The fact is that everything he said in his pre-recorded announcement of his resignation, which was played late on Twitter, is attributable to his sense of exceptionalism, as is almost all of his politics.

He believes in English exceptionalism. That is why he so obviously treats Scotland, Wales and Northern Ireland with contempt.

He believes in our right to colonial exceptionalism, which is why he hates everyone from outside England.

He believes in white exceptionalism, which is the foundation of his politics of hate.

He believes in neoliberal exceptionalism, which is why he hates the state that he is simultaneously desperate to control to advance his personal self-interest, just as he sees Trump has done.

And he believes in his own exceptionalism, which is why he claims he is the most abused MP this century, when two have been murdered, and another stabbed, and he has had an ice-cream thrown at him.

This is why he believes he can play games with politics, his political parties, his supporters, and the electorate. And it is this exceptionalism that explains why he has called this by-election.

Now the question is for others to decide how they respond.

My hope is no one stands against him, and we already know that all the major political parties, plus Restore, have decided not to do so. I applaud them for that.
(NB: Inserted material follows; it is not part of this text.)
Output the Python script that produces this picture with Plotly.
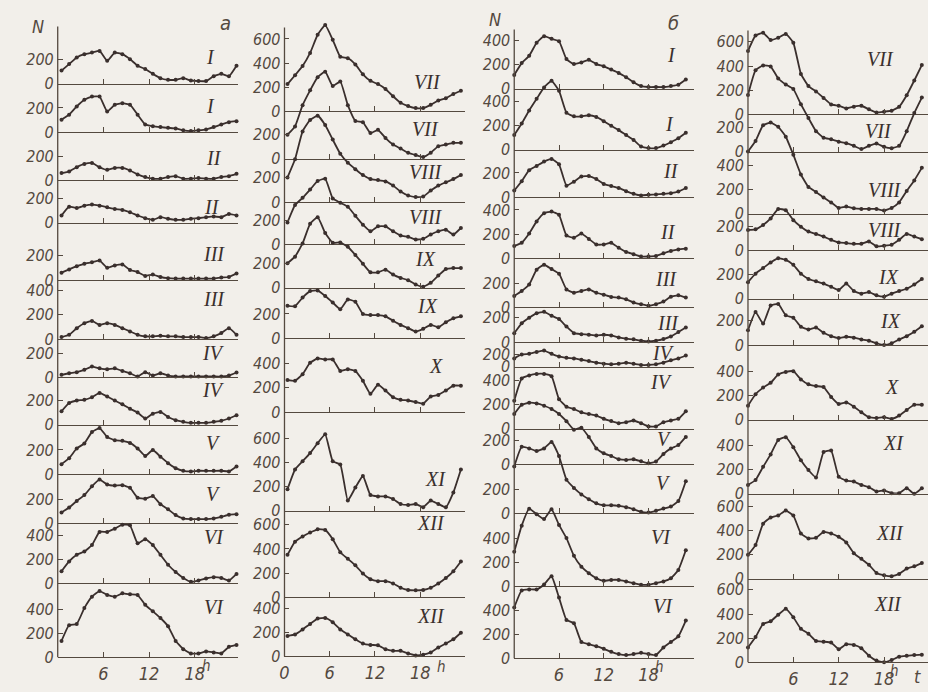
import plotly.graph_objects as go

W, H = 928, 692
PX_PER_N = 0.1225  # pixels per unit of N (200 -> ~24.5 px)

INK = "#3a2f2d"
AXIS_INK = "#54493f"
PAPER = "#f2efea"

HOURS = list(range(24))

# ---- panel a, left column (months I..VI) ----
A_I_1 = [109, 163, 218, 245, 258, 272, 190, 258, 245, 204, 150, 122, 82, 46, 33, 33, 46, 27, 22, 22, 63, 82, 63, 150]
A_I_2 = [103, 144, 212, 267, 294, 294, 171, 226, 239, 226, 144, 63, 49, 41, 35, 30, 14, 8, 14, 22, 41, 63, 82, 90]
A_II_1 = [60, 73, 109, 136, 144, 109, 87, 103, 103, 82, 49, 27, 14, 14, 27, 35, 14, 14, 19, 14, 14, 27, 35, 54]
A_II_2 = [60, 133, 122, 141, 150, 141, 128, 114, 106, 87, 60, 38, 24, 46, 33, 24, 24, 33, 38, 46, 52, 46, 73, 60]
A_III_1 = [60, 87, 114, 133, 147, 160, 101, 120, 128, 82, 65, 33, 44, 24, 14, 11, 11, 11, 11, 11, 11, 19, 24, 54]
A_III_2 = [16, 35, 90, 131, 150, 117, 131, 117, 90, 63, 35, 22, 22, 27, 22, 22, 16, 16, 16, 8, 22, 49, 90, 35]
A_IV_1 = [22, 35, 44, 63, 90, 76, 68, 76, 54, 35, 8, 44, 16, 35, 16, 8, 8, 8, 8, 8, 8, 8, 16, 41]
A_IV_2 = [112, 180, 201, 207, 228, 264, 234, 201, 169, 133, 101, 52, 92, 106, 65, 38, 24, 16, 16, 16, 24, 33, 52, 79]
A_V_1 = [82, 131, 212, 253, 348, 381, 307, 280, 275, 258, 212, 150, 199, 144, 90, 49, 27, 22, 27, 27, 27, 27, 22, 63]
A_V_2 = [90, 131, 185, 234, 307, 362, 321, 313, 316, 294, 212, 204, 226, 158, 117, 68, 41, 35, 35, 35, 41, 54, 71, 76]
A_VI_1 = [101, 182, 237, 264, 318, 427, 427, 454, 487, 481, 332, 367, 318, 237, 155, 95, 46, 14, 24, 41, 52, 46, 24, 79]
A_VI_2 = [136, 267, 277, 408, 503, 549, 517, 503, 530, 522, 517, 435, 381, 326, 258, 136, 68, 33, 33, 49, 41, 33, 87, 103]

# ---- panel a, right column (months VII..XII) ----
A_VII_1 = [226, 299, 375, 484, 634, 715, 593, 452, 441, 389, 307, 253, 226, 185, 125, 71, 44, 27, 27, 54, 90, 109, 144, 171]
A_VII_2 = [199, 267, 443, 566, 675, 721, 601, 639, 443, 313, 302, 212, 239, 171, 117, 84, 49, 30, 14, 49, 103, 117, 131, 131]
A_VIII_1 = [204, 354, 585, 680, 715, 639, 517, 400, 326, 272, 223, 190, 182, 171, 136, 87, 54, 41, 46, 95, 136, 163, 190, 223]
A_VIII_2 = [182, 326, 386, 454, 525, 544, 381, 345, 313, 237, 163, 109, 150, 150, 109, 73, 63, 41, 46, 82, 109, 122, 82, 136]
A_IX_1 = [204, 258, 367, 530, 585, 454, 373, 375, 340, 272, 199, 128, 128, 150, 109, 82, 63, 27, 8, 41, 101, 155, 163, 163]
A_IX_2 = [267, 264, 335, 389, 394, 348, 294, 239, 320, 300, 199, 190, 190, 180, 144, 109, 82, 54, 76, 109, 90, 131, 163, 180]
A_X = [264, 258, 313, 408, 443, 435, 435, 340, 354, 340, 258, 150, 226, 177, 122, 101, 95, 82, 68, 128, 141, 177, 218, 218]
A_XI = [177, 340, 408, 476, 558, 631, 408, 381, 82, 190, 286, 128, 117, 117, 95, 54, 46, 54, 27, 82, 54, 27, 150, 340]
A_XII_1 = [351, 460, 503, 536, 563, 558, 481, 373, 318, 264, 196, 150, 133, 133, 114, 79, 60, 57, 60, 79, 114, 160, 215, 296]
A_XII_2 = [169, 182, 223, 269, 313, 318, 283, 223, 182, 141, 106, 95, 92, 60, 46, 46, 24, 8, 14, 33, 73, 106, 141, 196]

# ---- panel б, left column ----
B_I_1 = [114, 212, 272, 381, 435, 413, 394, 245, 204, 218, 239, 204, 185, 158, 131, 95, 54, 22, 14, 14, 14, 22, 33, 76]
B_I_2 = [122, 218, 326, 422, 517, 571, 490, 307, 277, 277, 286, 272, 237, 199, 163, 122, 82, 27, 14, 14, 35, 63, 95, 141]
B_II_1 = [54, 131, 223, 258, 294, 316, 272, 95, 128, 171, 174, 150, 109, 92, 76, 49, 27, 14, 19, 22, 27, 33, 46, 76]
B_II_2 = [101, 128, 204, 305, 373, 386, 359, 188, 169, 204, 160, 114, 114, 128, 87, 52, 33, 14, 14, 19, 41, 60, 73, 79]
B_III_1 = [95, 136, 190, 313, 354, 318, 280, 150, 122, 136, 150, 122, 106, 87, 82, 68, 41, 27, 14, 27, 49, 90, 101, 82]
B_III_2 = [73, 155, 201, 237, 250, 218, 190, 128, 73, 65, 60, 54, 60, 54, 38, 27, 22, 11, 5, 11, 24, 46, 82, 120]
B_IV_1 = [68, 101, 106, 122, 133, 106, 84, 73, 68, 57, 46, 33, 24, 19, 24, 33, 24, 14, 14, 19, 33, 52, 68, 92]
B_IV_2 = [231, 416, 441, 454, 454, 435, 245, 182, 163, 136, 122, 109, 82, 63, 46, 54, 68, 46, 19, 19, 54, 68, 82, 144]
B_V_1 = [416, 492, 509, 503, 484, 457, 416, 356, 286, 302, 226, 131, 90, 68, 41, 35, 41, 24, 8, 22, 84, 131, 158, 226]
B_V_2 = [389, 552, 539, 517, 539, 593, 476, 280, 212, 158, 117, 84, 68, 68, 63, 52, 35, 14, 8, 22, 41, 57, 103, 267]
B_VI_1 = [286, 503, 644, 598, 558, 639, 509, 400, 253, 163, 109, 68, 46, 54, 54, 41, 27, 14, 14, 27, 41, 68, 136, 299]
B_VI_2 = [422, 563, 571, 571, 612, 680, 503, 318, 291, 136, 117, 101, 79, 54, 35, 27, 35, 46, 35, 27, 90, 136, 182, 313]

# ---- panel б, right column ----
C_VII_1 = [525, 653, 675, 615, 634, 666, 593, 335, 234, 190, 136, 82, 71, 49, 63, 71, 41, 16, 22, 30, 63, 158, 280, 408]
C_VII_2 = [471, 675, 715, 707, 607, 558, 520, 394, 280, 171, 117, 103, 84, 71, 49, 22, 49, 68, 41, 30, 49, 171, 321, 449]
C_VIII_1 = [517, 604, 734, 756, 721, 639, 490, 326, 223, 182, 136, 95, 49, 60, 46, 41, 41, 41, 27, 49, 95, 190, 277, 381]
C_VIII_2 = [169, 174, 209, 264, 343, 332, 250, 196, 155, 136, 114, 87, 65, 60, 54, 54, 73, 33, 38, 46, 87, 136, 114, 92]
C_IX_1 = [136, 207, 253, 299, 335, 321, 280, 207, 163, 144, 125, 98, 71, 125, 63, 41, 54, 27, 16, 41, 63, 82, 117, 163]
C_IX_2 = [122, 272, 177, 326, 340, 245, 226, 150, 128, 144, 101, 73, 57, 68, 60, 46, 35, 14, 0, 14, 46, 73, 109, 155]
C_X = [117, 212, 267, 307, 375, 397, 403, 335, 294, 280, 272, 190, 131, 144, 109, 63, 22, 16, 22, 8, 35, 82, 125, 125]
C_XI = [73, 114, 223, 326, 446, 468, 386, 277, 196, 135, 345, 359, 141, 109, 101, 73, 54, 19, 27, 5, 5, 46, 0, 46]
C_XII_1 = [196, 277, 454, 506, 522, 563, 522, 373, 332, 337, 386, 373, 345, 299, 209, 163, 114, 46, 27, 19, 38, 82, 101, 128]
C_XII_2 = [122, 209, 318, 340, 394, 443, 373, 277, 237, 177, 171, 163, 109, 150, 144, 117, 54, 14, 0, 19, 46, 54, 60, 63]

# y tick sets used on the scan
T2 = [0, 200]
T4 = [0, 200, 400]
T6 = [0, 200, 400, 600]
T2_LOW = ([0, 100], ["0", "200"])   # squeezed label on б/IV (first)

# layout of the four columns: pixel geometry of the scan
# panel = (values, roman label, baseline px, y ticks, label position px)
COLUMNS = [
    dict(x0=53, x1=234, px_h=7.65, shift=0.5, top=27, bottom_ticks=[6, 12, 18],
         panels=[
             (A_I_1, "I", 85, T2, (207, 58)),
             (A_I_2, "I", 134, T2, (207, 108)),
             (A_II_1, "II", 183, T2, (210, 160)),
             (A_II_2, "II", 226, T2, (208, 210)),
             (A_III_1, "III", 284, T2, (210, 258)),
             (A_III_2, "III", 344, T4, (210, 303)),
             (A_IV_1, "IV", 383, T2, (210, 358)),
             (A_IV_2, "IV", 431, T2, (210, 396)),
             (A_V_1, "V", 481, T2, (210, 450)),
             (A_V_2, "V", 531, T2, (210, 501)),
             (A_VI_1, "VI", 592, T4, (210, 545)),
             (A_VI_2, "VI", 667, T4, (210, 616)),
         ]),
    dict(x0=281, x1=462, px_h=7.58, shift=0.4, top=28, bottom_ticks=[0, 6, 12, 18],
         panels=[
             (A_VII_1, "VII", 113, T6, (425, 83)),
             (A_VII_2, "VII", 161, T2, (423, 131)),
             (A_VIII_1, "VIII", 205, T2, (423, 175)),
             (A_VIII_2, "VIII", 248, T2, (423, 220)),
             (A_IX_1, "IX", 292, T2, (423, 263)),
             (A_IX_2, "IX", 343, T2, (425, 310)),
             (A_X, "X", 418, T4, (433, 371)),
             (A_XI, "XI", 518, T6, (433, 486)),
             (A_XII_1, "XII", 606, T6, (428, 531)),
             (A_XII_2, "XII", 666, T4, (428, 625)),
         ]),
    dict(x0=512, x1=693, px_h=7.5, shift=0.0, top=30, bottom_ticks=[6, 12, 18],
         panels=[
             (B_I_1, "I", 90, T4, (670, 56)),
             (B_I_2, "I", 152, T4, (668, 126)),
             (B_II_1, "II", 200, T2, (670, 173)),
             (B_II_2, "II", 262, T4, (667, 235)),
             (B_III_1, "III", 312, T2, (665, 283)),
             (B_III_2, "III", 347, T2, (667, 328)),
             (B_IV_1, "IV", 372, T2_LOW, (662, 358)),
             (B_IV_2, "IV", 435, T4, (660, 388)),
             (B_V_1, "V", 471, T2, (663, 445)),
             (B_V_2, "V", 521, T2, (662, 490)),
             (B_VI_1, "VI", 595, T4, (660, 545)),
             (B_VI_2, "VI", 668, T4, (662, 615)),
         ]),
    dict(x0=747, x1=928, px_h=7.6, shift=0.0, top=31, bottom_ticks=[6, 12, 18],
         panels=[
             (C_VII_1, "VII", 116, T6, (880, 60)),
             (C_VII_2, "VII", 154, T2, (878, 133)),
             (C_VIII_1, "VIII", 217, T4, (885, 193)),
             (C_VIII_2, "VIII", 254, T2, (885, 233)),
             (C_IX_1, "IX", 303, T2, (888, 281)),
             (C_IX_2, "IX", 350, T2, (890, 326)),
             (C_X, "X", 426, T4, (892, 393)),
             (C_XI, "XI", 501, T4, (893, 450)),
             (C_XII_1, "XII", 587, T6, (890, 541)),
             (C_XII_2, "XII", 672, T6, (888, 613)),
         ]),
]

# free text on the scan: (text, x px, y px, size)
EXTRA_TEXT = [
    ("N", 33, 27, 18), ("а", 222, 23, 20),
    ("N", 493, 20, 18), ("б", 672, 23, 20),
    ("h", 203, 676, 15), ("h", 439, 677, 15), ("h", 658, 677, 15), ("h", 894, 681, 15),
    ("t", 917, 686, 18),
]


def px_x(p):
    return p / W


def px_y(p):
    return 1 - p / H


fig = go.Figure()
axes = {}
annotations = []
shapes = []
n = 0
for col in COLUMNS:
    xs = [h + col["shift"] for h in HOURS]
    last_i = len(col["panels"]) - 1
    for i, (vals, roman, base, ticks, lab) in enumerate(col["panels"]):
        n += 1
        suf = "" if n == 1 else str(n)
        if isinstance(ticks, tuple):
            tickvals, ticktext = ticks
        else:
            tickvals, ticktext = ticks, [str(v) for v in ticks]
        fig.add_trace(go.Scatter(
            x=xs, y=vals, mode="lines+markers",
            xaxis="x" + suf, yaxis="y" + suf,
            line=dict(color=INK, width=1.8, shape="spline", smoothing=0.4),
            marker=dict(color=INK, size=4),
            cliponaxis=False, showlegend=False, hoverinfo="skip",
        ))
        is_last = i == last_i
        axes["xaxis" + suf] = dict(
            domain=[px_x(col["x0"]), px_x(col["x1"])],
            range=[0, (col["x1"] - col["x0"]) / col["px_h"]],
            anchor="y" + suf,
            showline=True, linecolor=AXIS_INK, linewidth=1,
            ticks="inside", ticklen=5, tickcolor=AXIS_INK, tickwidth=1,
            tickvals=col["bottom_ticks"] if is_last else [6, 12, 18],
            showticklabels=is_last,
            tickfont=dict(family="DejaVu Sans Condensed", size=18, color=AXIS_INK, style="italic"),
            showgrid=False, zeroline=False, fixedrange=True,
        )
        axes["yaxis" + suf] = dict(
            domain=[px_y(base), 1],
            range=[0, base / PX_PER_N],
            anchor="x" + suf,
            showline=False, showgrid=False, zeroline=False,
            tickvals=tickvals, ticktext=ticktext,
            ticks="inside", ticklen=5, tickcolor=AXIS_INK, tickwidth=1,
            ticklabelstandoff=3,
            tickfont=dict(family="DejaVu Sans Condensed", size=16, color=AXIS_INK, style="italic"),
            fixedrange=True,
        )
        annotations.append(dict(
            text=roman, x=px_x(lab[0]), y=px_y(lab[1]), xref="paper", yref="paper",
            xanchor="center", yanchor="middle", showarrow=False,
            font=dict(family="Liberation Serif", size=20, color=INK, style="italic"),
        ))
    bottom = col["panels"][-1][2]
    shapes.append(dict(
        type="line", xref="paper", yref="paper",
        x0=px_x(col["x0"]), x1=px_x(col["x0"]), y0=px_y(bottom), y1=px_y(col["top"]),
        line=dict(color=AXIS_INK, width=1.3),
    ))

for text, x, y, size in EXTRA_TEXT:
    annotations.append(dict(
        text=text, x=px_x(x), y=px_y(y), xref="paper", yref="paper",
        xanchor="center", yanchor="middle", showarrow=False,
        font=dict(family="DejaVu Sans Condensed", size=size, color=AXIS_INK, style="italic"),
    ))

fig.update_layout(
    width=W, height=H, autosize=False,
    margin=dict(l=0, r=0, t=0, b=0, pad=0),
    paper_bgcolor=PAPER, plot_bgcolor="rgba(0,0,0,0)",
    annotations=annotations, shapes=shapes,
    **axes,
)

# the page's default 8px body margin would shift the figure; drop it
fig.write_html("out.html", config={"displayModeBar": False},
               post_script="document.body.style.margin='0';")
But that deliberate undermining of any mandate that Farage might claim for himself is not the end of this matter. The fact that there will be a by-election just after Andy Burnham becomes Prime Minister does represent a challenge to him. At the very least, he needs to point out why Farage is wrong, why Parliament must have its chance to decide his fate, and why his politics will fail. Labour does not need to stand to do this. But Burnham needs to make his own manifesto clear, and so far he has not done so. Farage did not resign for that reason, but unless Burnham rises to the moment, Labour will have missed an opportunity.
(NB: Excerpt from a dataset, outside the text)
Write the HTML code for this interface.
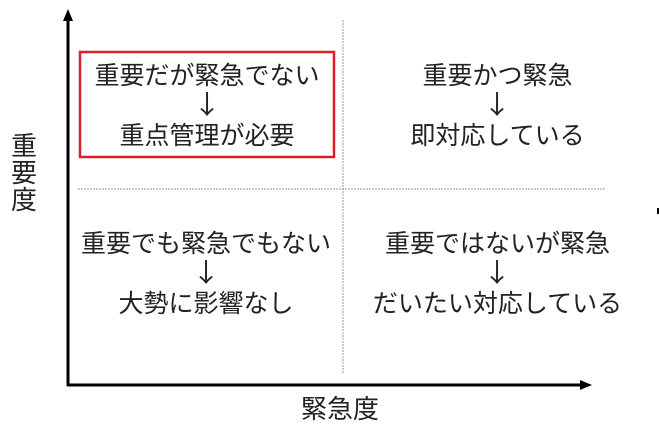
<!DOCTYPE html>
<html><head><meta charset="utf-8"><style>
body{margin:0;width:659px;height:425px;background:#fff;overflow:hidden;position:relative;font-family:"Noto Sans CJK JP",sans-serif;color:#222}
.t{position:absolute;text-align:center;font-size:25px;line-height:30px;white-space:nowrap}
.a{font-family:"Noto Sans CJK JP",sans-serif;font-size:26px;display:inline-block;transform:scaleX(1.1)}
</style></head><body>
<svg width="659" height="425" style="position:absolute;left:0;top:0">
<line x1="343" y1="20" x2="343" y2="373" stroke="#999" stroke-width="1" stroke-dasharray="2,1"/>
<line x1="78" y1="189" x2="605" y2="189" stroke="#999" stroke-width="1" stroke-dasharray="2,1"/>
<rect x="80" y="52" width="254" height="105" fill="none" stroke="#d9202a" stroke-width="2.5"/>
<line x1="68" y1="20" x2="68" y2="386" stroke="#000" stroke-width="3"/>
<polygon points="68,9 63,21 73,21" fill="#000"/>
<line x1="67" y1="385" x2="582" y2="385" stroke="#000" stroke-width="3"/>
<polygon points="592,385 580,380 580,390" fill="#000"/>
<rect x="657" y="208" width="2" height="6" fill="#000"/>
</svg>
<div class="t" style="left:80px;width:254px;top:59px">重要だが緊急でない<br><span class="a">↓</span><br>重点管理が必要</div>
<div class="t" style="left:360px;width:275px;top:59px">重要かつ緊急<br><span class="a">↓</span><br>即対応している</div>
<div class="t" style="left:70px;width:272px;top:227px">重要でも緊急でもない<br><span class="a">↓</span><br>大勢に影響なし</div>
<div class="t" style="left:360px;width:275px;top:227px">重要ではないが緊急<br><span class="a">↓</span><br>だいたい対応している</div>
<div class="t" style="left:9px;width:30px;top:131px;line-height:27px;font-size:26px">重<br>要<br>度</div>
<div class="t" style="left:280px;width:120px;top:393px;font-size:26px">緊急度</div>
</body></html>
That said, they, like the other major parties, will have drawn a line in the sand between their toxic neoliberalism and the fascism that Farage and Restore represent by nit standing. They, I hope, have made clear that there is a line they will not cross. They will not do hate. They will not do racism. They will not undermine the state. They will not undermine the rule of law. They will not threaten democracy. But that does not mean that they have any answers for the people of Clacton, and I suspect those people know that. It is not just Farage's politics that are failing: theirs are too.

This election might be the last-ditch, desperate act of a politician who realises he has nowhere else left to go, who has peaked too soon, and who is very unlikely ever to be Prime Minister unless he copies the Trump rulebook, which is about creating authoritarian, fascist rule. It does, however, give other parties the chance to say something more important, which is precisely what they will do for places like Clacton. Without modern monetary theory, a politics of care, and an economics of hope, I am not sure any of them have an answer. And Farage might still expose that fact, in amongst the wreckage of his own failed career.